### PROVIDED ENTRIES
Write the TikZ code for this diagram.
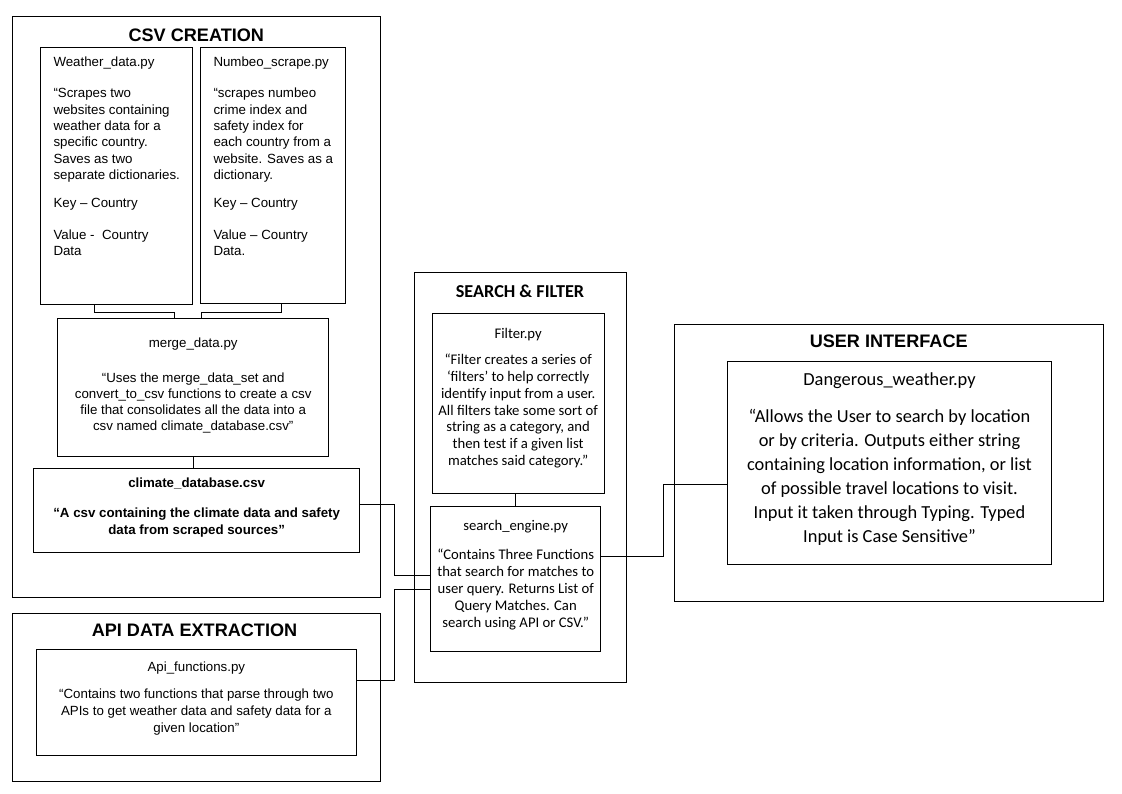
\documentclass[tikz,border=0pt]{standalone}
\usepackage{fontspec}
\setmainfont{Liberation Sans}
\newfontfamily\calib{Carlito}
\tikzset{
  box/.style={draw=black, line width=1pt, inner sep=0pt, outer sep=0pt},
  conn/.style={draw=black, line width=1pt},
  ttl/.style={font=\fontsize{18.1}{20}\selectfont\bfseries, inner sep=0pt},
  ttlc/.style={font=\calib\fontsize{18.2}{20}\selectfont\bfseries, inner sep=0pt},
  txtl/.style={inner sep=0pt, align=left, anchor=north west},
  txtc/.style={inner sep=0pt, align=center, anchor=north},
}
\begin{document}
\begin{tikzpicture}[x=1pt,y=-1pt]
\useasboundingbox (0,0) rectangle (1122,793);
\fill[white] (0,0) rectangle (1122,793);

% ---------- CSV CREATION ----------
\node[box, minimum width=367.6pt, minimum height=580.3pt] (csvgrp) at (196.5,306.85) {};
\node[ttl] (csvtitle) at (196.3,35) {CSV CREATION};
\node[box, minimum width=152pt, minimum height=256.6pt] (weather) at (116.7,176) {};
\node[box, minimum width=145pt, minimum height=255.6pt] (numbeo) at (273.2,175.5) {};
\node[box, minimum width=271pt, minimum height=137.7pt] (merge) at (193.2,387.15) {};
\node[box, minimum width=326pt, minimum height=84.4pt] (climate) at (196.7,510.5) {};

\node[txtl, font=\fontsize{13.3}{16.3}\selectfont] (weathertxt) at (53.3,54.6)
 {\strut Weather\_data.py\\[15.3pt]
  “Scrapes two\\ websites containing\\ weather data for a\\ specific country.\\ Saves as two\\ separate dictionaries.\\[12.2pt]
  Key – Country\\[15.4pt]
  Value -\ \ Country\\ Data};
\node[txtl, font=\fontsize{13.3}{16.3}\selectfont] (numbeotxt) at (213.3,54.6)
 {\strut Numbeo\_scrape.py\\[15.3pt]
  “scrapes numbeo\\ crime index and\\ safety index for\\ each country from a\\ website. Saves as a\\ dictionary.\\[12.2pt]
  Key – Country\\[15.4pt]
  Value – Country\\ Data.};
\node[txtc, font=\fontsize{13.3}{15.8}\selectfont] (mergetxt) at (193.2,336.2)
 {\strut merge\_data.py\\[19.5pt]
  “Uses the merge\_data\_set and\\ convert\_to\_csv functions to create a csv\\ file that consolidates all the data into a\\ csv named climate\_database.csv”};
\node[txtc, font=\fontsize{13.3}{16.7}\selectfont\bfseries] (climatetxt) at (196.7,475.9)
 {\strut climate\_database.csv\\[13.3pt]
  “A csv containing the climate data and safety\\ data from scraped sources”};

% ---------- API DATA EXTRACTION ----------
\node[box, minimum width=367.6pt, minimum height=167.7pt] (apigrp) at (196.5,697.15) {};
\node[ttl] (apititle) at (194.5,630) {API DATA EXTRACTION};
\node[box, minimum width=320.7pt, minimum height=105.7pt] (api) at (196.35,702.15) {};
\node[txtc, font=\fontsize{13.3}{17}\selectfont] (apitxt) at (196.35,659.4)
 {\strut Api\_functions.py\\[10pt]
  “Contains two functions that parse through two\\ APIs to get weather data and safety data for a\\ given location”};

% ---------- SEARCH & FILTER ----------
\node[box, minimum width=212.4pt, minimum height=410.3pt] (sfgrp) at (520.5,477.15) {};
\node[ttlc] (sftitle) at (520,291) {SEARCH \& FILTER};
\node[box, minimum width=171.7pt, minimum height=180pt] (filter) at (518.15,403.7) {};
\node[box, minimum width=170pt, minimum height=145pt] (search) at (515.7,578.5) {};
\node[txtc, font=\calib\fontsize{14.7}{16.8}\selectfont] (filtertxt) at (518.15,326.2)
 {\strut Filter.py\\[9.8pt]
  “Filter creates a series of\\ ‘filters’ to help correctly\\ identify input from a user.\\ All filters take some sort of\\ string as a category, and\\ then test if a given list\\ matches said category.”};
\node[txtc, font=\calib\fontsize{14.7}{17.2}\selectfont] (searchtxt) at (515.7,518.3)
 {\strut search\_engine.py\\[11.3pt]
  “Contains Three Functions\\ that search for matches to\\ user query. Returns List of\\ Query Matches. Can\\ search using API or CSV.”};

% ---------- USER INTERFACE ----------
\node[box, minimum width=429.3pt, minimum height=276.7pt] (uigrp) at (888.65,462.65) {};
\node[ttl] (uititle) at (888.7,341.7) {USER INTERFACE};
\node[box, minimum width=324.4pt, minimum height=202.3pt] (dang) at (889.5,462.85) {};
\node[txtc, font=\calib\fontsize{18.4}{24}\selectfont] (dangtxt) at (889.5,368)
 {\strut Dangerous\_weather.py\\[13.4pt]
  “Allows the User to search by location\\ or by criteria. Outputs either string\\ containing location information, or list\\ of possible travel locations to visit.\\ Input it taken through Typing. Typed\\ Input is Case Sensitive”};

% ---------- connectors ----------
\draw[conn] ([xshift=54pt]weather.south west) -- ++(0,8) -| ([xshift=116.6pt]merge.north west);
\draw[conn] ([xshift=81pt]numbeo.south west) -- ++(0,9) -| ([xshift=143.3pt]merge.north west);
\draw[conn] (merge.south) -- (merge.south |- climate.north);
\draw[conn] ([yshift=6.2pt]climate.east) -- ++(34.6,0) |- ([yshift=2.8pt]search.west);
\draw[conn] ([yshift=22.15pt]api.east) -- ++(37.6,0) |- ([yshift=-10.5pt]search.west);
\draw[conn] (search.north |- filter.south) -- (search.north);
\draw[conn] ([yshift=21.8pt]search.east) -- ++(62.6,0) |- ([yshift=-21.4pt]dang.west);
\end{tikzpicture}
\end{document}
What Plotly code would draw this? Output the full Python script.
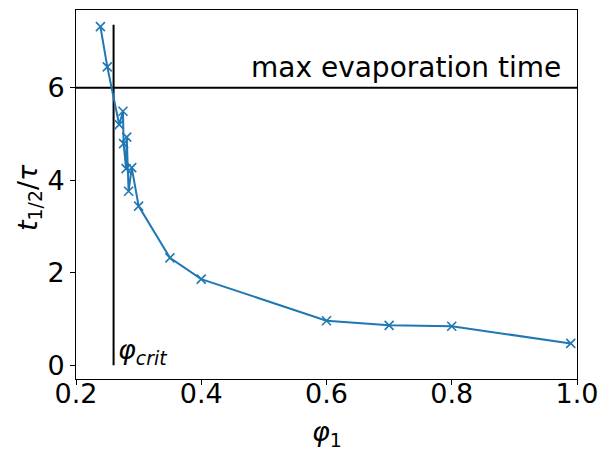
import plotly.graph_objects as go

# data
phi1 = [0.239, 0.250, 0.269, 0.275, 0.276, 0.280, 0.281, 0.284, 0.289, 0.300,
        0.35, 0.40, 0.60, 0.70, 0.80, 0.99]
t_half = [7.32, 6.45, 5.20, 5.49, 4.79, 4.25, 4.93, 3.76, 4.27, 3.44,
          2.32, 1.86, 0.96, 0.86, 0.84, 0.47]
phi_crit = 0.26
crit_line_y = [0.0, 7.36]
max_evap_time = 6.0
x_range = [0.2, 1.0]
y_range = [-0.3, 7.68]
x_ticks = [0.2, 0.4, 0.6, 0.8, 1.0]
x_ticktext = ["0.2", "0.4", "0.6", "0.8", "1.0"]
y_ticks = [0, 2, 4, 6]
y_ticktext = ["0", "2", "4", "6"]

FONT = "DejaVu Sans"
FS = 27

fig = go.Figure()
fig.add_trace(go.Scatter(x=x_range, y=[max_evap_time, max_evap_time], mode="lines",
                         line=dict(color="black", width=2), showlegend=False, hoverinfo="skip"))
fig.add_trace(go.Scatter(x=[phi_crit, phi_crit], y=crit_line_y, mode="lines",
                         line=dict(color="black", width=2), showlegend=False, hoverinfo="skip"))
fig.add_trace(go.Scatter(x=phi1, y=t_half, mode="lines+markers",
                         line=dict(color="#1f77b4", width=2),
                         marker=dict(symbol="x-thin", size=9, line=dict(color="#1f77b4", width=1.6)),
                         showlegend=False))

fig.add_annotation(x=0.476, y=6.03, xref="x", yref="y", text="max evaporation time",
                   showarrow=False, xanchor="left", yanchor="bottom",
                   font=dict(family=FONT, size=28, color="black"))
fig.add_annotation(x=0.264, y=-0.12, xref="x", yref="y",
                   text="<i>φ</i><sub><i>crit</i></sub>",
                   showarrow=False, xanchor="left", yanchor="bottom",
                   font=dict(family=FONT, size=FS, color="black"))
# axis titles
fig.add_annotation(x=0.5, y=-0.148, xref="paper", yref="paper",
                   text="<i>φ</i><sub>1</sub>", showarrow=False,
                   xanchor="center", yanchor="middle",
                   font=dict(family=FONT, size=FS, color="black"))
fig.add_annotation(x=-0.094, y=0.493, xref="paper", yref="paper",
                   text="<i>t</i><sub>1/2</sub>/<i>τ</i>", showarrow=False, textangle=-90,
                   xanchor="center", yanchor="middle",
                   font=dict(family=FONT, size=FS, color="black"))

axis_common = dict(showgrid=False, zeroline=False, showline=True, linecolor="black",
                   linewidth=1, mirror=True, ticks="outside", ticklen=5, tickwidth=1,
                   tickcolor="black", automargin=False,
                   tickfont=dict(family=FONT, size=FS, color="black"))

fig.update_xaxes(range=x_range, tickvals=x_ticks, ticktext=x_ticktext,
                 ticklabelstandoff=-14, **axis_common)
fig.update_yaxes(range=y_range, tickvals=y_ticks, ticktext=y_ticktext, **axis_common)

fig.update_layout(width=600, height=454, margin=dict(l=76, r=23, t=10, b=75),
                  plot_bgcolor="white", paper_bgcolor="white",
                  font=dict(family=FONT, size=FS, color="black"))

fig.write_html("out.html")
######
SET PROBLEM:
Take the lines above from the top of the records through the one with "minimum width=326pt, minimum" and repeat them exactly, without any pictures.

EXERCISE RESULT:
Write the TikZ code for this diagram.
\documentclass[tikz,border=0pt]{standalone}
\usepackage{fontspec}
\setmainfont{Liberation Sans}
\newfontfamily\calib{Carlito}
\tikzset{
  box/.style={draw=black, line width=1pt, inner sep=0pt, outer sep=0pt},
  conn/.style={draw=black, line width=1pt},
  ttl/.style={font=\fontsize{18.1}{20}\selectfont\bfseries, inner sep=0pt},
  ttlc/.style={font=\calib\fontsize{18.2}{20}\selectfont\bfseries, inner sep=0pt},
  txtl/.style={inner sep=0pt, align=left, anchor=north west},
  txtc/.style={inner sep=0pt, align=center, anchor=north},
}
\begin{document}
\begin{tikzpicture}[x=1pt,y=-1pt]
\useasboundingbox (0,0) rectangle (1122,793);
\fill[white] (0,0) rectangle (1122,793);

% ---------- CSV CREATION ----------
\node[box, minimum width=367.6pt, minimum height=580.3pt] (csvgrp) at (196.5,306.85) {};
\node[ttl] (csvtitle) at (196.3,35) {CSV CREATION};
\node[box, minimum width=152pt, minimum height=256.6pt] (weather) at (116.7,176) {};
\node[box, minimum width=145pt, minimum height=255.6pt] (numbeo) at (273.2,175.5) {};
\node[box, minimum width=271pt, minimum height=137.7pt] (merge) at (193.2,387.15) {};
\node[box, minimum width=326pt, minimum height=84.4pt] (climate) at (196.7,510.5) {};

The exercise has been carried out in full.